Светлый фон

Лупе решительно задернула занавески. Хватит, она не позволит себе раскисать. Они с Симоном должны дождаться Романа и рассказать ему все. И все же в глубине души Лупе сомневалась, правильно ли она поступила, отказавшись уехать в Эланд вместе с Белкой. Женщина боялась самой себе признаться в том, что гибель Стефана потрясла ее намного сильнее, чем следовало бы. Хлопнула дверь, маленькая колдунья у окна нервно передернула плечиками. Не хватало еще, чтоб Проклятый принес мужа. Последнее время Лупе была положительно не в состоянии видеть его пьяное значительное лицо и слушать многословные пуганые рассуждения.

Хвала Эрасти, пришел Симон. Медикус вошел и молча рухнул в глубокое кресло. Прекрасно знавшая деверя Лупе сразу же поняла, что случилось нечто очень плохое. Непоправимое. Возможно, умерла одна из пациенток — у Беаты с Ячменной улицы тяжелая родильная горячка и слабое сердце.

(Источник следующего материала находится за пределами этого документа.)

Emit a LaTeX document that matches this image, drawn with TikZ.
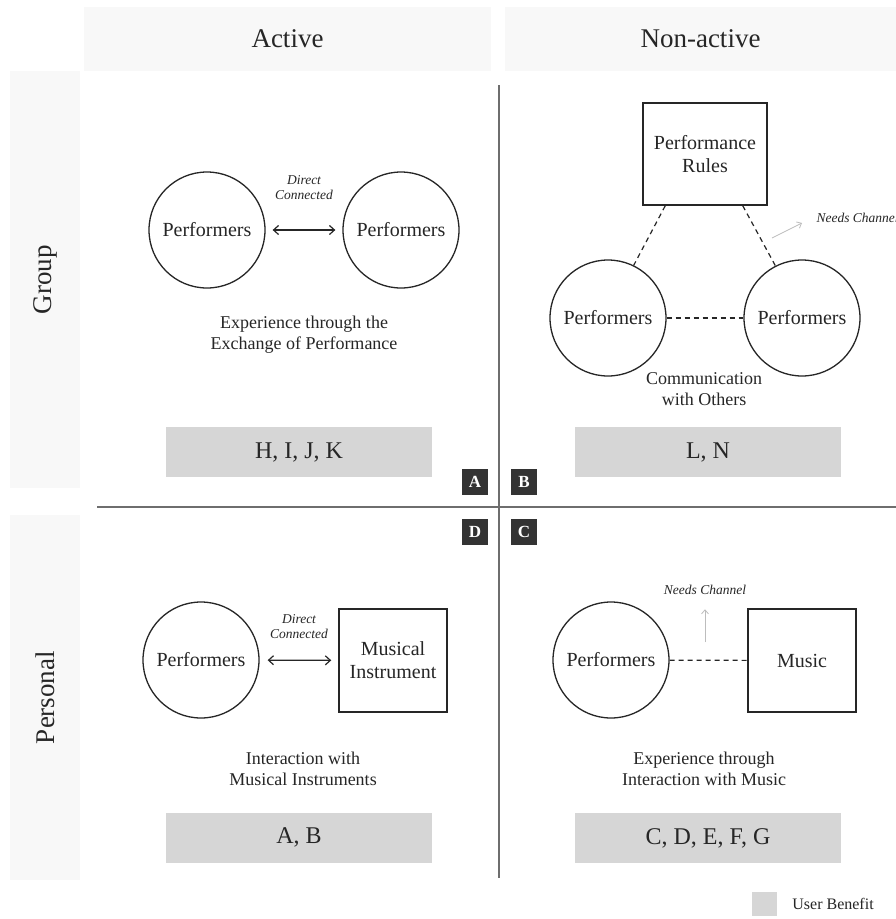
\documentclass[tikz,border=0pt]{standalone}
\usepackage{fontspec}
\setmainfont{Liberation Serif}
\usetikzlibrary{arrows.meta,calc}
\definecolor{panel}{HTML}{F8F8F8}
\definecolor{benefit}{HTML}{D6D6D6}
\definecolor{tag}{HTML}{333333}
\definecolor{ink}{HTML}{262626}
\definecolor{rule}{HTML}{6E6E6E}
\definecolor{hint}{HTML}{BDBDBD}

\begin{document}
\begin{tikzpicture}[x=1pt,y=-1pt,
  panelbox/.style={rectangle, fill=panel, draw=none, inner sep=0pt},
  heading/.style={font=\fontsize{27}{30}\selectfont, text=ink},
  agent/.style={circle, draw=ink, line width=1.3pt, minimum size=116pt, inner sep=0pt,
    font=\fontsize{20}{23}\selectfont, text=ink},
  thing/.style={rectangle, draw=ink, line width=1.5pt, minimum width=108pt, minimum height=103pt,
    inner sep=0pt, align=center, font=\fontsize{20}{23}\selectfont, text=ink},
  benefitbox/.style={rectangle, fill=benefit, minimum width=266pt, minimum height=50pt, inner sep=0pt,
    font=\fontsize{24}{28}\selectfont, text=ink},
  tagbox/.style={rectangle, fill=tag, minimum size=26pt, inner sep=0pt, text=white,
    font=\fontsize{17}{19}\selectfont\bfseries},
  caption/.style={align=center, font=\fontsize{18}{21}\selectfont, text=ink},
  linknote/.style={align=center, font=\fontsize{13.5}{15}\selectfont\itshape, text=ink},
  direct/.style={{Straight Barb[length=5pt,width=9pt]}-{Straight Barb[length=5pt,width=9pt]},
    line width=1.2pt, draw=ink},
  loose/.style={dashed, dash pattern=on 5pt off 4pt, line width=1.2pt, draw=ink},
  channel/.style={-{Straight Barb[length=4pt,width=7pt]}, line width=0.8pt, draw=hint},
  divider/.style={draw=rule, line width=1.5pt},
]

\clip (0,0) rectangle (896,919);
\fill[white] (0,0) rectangle (896,919);

% column and row headings
\node[panelbox, minimum width=407pt, minimum height=64pt] (hActive) at (287.5,39) {};
\node[heading] at (hActive) {Active};
\node[panelbox, minimum width=391pt, minimum height=64pt] (hNon) at (700.5,39) {};
\node[heading] at (hNon) {Non-active};
\node[panelbox, minimum width=70pt, minimum height=417pt] (hGroup) at (45,279.5) {};
\node[heading, rotate=90] at (hGroup) {Group};
\node[panelbox, minimum width=70pt, minimum height=365pt] (hPersonal) at (45,697.5) {};
\node[heading, rotate=90] at (hPersonal) {Personal};

% quadrant dividers
\draw[divider] (499,85) -- (499,878);
\draw[divider] (97,507) -- (896,507);

% A: group, active
\node[agent] (a1) at (207,230) {Performers};
\node[agent] (a2) at (401,230) {Performers};
\draw[direct, shorten <=7pt, shorten >=7pt] (a1) -- (a2);
\node[linknote] at (304,188) {Direct\\Connected};
\node[caption] at (304,335) {Experience through the\\Exchange of Performance};
\node[benefitbox] (bA) at (299,452) {H, I, J, K};
\node[tagbox] (tA) at (475,482) {A};

% B: group, non-active
\node[thing, minimum width=124pt, minimum height=102pt] (rules) at (705,154) {Performance\\Rules};
\node[agent] (b1) at (608,318) {Performers};
\node[agent] (b2) at (802,318) {Performers};
\draw[loose] ($(rules.south west)+(23,0)$) -- (b1.64);
\draw[loose] ($(rules.south east)+(-25,0)$) -- (b2.117);
\draw[loose] (b1) -- (b2);
\node[linknote, anchor=west] (nB) at (813,218) {Needs Channel};
\coordinate (chB) at (772,238);
\draw[channel] (chB) -- ($(nB.west)+(-11,5)$);
\node[caption] at (704,389) {Communication\\with Others};
\node[benefitbox] (bB) at (708,452) {L, N};
\node[tagbox] (tB) at (524,482) {B};

% D: personal, active
\node[tagbox] (tD) at (475,532) {D};
\node[agent] (d1) at (201,660) {Performers};
\node[thing] (inst) at (393,660.5) {Musical\\Instrument};
\draw[direct, shorten <=8pt, shorten >=7pt] (d1) -- (inst);
\node[linknote] at (299,627) {Direct\\Connected};
\node[caption] at (303,769) {Interaction with\\Musical Instruments};
\node[benefitbox] (bD) at (299,837.5) {A, B};

% C: personal, non-active
\node[tagbox] (tC) at (524,532) {C};
\node[agent] (c1) at (611,660) {Performers};
\node[thing] (music) at (802,660.5) {Music};
\draw[loose] (c1) -- (music);
\node[linknote] (nC) at (705,590) {Needs Channel};
\coordinate (chC) at (705,642);
\draw[channel] (chC) -- ($(nC.south)+(0,11)$);
\node[caption] at (704,769) {Experience through\\Interaction with Music};
\node[benefitbox] (bC) at (708,838) {C, D, E, F, G};

% legend
\node[rectangle, fill=benefit, minimum width=25pt, minimum height=24pt, inner sep=0pt] (key) at (764.5,904) {};
\node[anchor=west, font=\fontsize{16}{18}\selectfont, text=ink, inner sep=0pt] (keytext) at ($(key.east)+(15,0)$) {User Benefit};
\end{tikzpicture}
\end{document}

Неужели …

— Лупе, — хриплый дискант толстенького медикуса разительно отличался от обычного глубокого баритона, — Лупе… Только спокойно. Сегодня на площади у ратуши зачитали королевский манифест. Бывший капитан «Серебряных» Шандер Гардани объявлен изменником и эландским шпионом. Он отказался сложить оружие и был убит.

2228 год от В. И. 24-й день месяца Лебедя.

Таяна. Олений Замок.

Боли он не чувствовал, только ярость и жажду битвы. В последний свой день герцог Аррой вновь стал Счастливчиком Рене, отчаянным маринером, первым бросавшимся на абордаж и последним вкладывавшим шпагу в ножны. Адмирал словно сбросил двадцать лет.

Испытанный в боях и походах клинок очертил границу круга, прорваться в который не мог никто из лучших бойцов Тарски. Казалось, у эландца было не две руки, а восемь, как на странных фресках Желтой Империи Канг-хаон. Клинок герцога чертил замысловатые фигуры, а движения самого Рене были легки, прихотливы и непредсказуемы, как пляска языков пламени. На полу, скользком от крови, уже валялось семь трупов, в углу истекал кровью еще один убийца, но сам Рене оставался практически невредимым. Как бы быстро ни двигался противник, герцог умудрялся упредить его движения. Когда рухнул очередной убийца — рыжий верзила в кирасе, пытавшийся прикончить герцога топором, наступило затишье. Оставшиеся сигуранты замерли, как собаки, догнавшие матерого волка, но пасующие перед острыми клыками. Адмирал стоял перед ними, часто дыша, и, как никогда сильно, напоминал зверя со своего герба. Белые волосы потемнели и слиплись, камзол расстегнут, на шее — черная цепь,[92] в левой руке — кинжал, в правой — шпага. Но он улыбался врагам, бешено блестя яркими голубыми глазами: «Похоже, дело несколько труднее, чем думалось Михаю, не правда ли, господа?»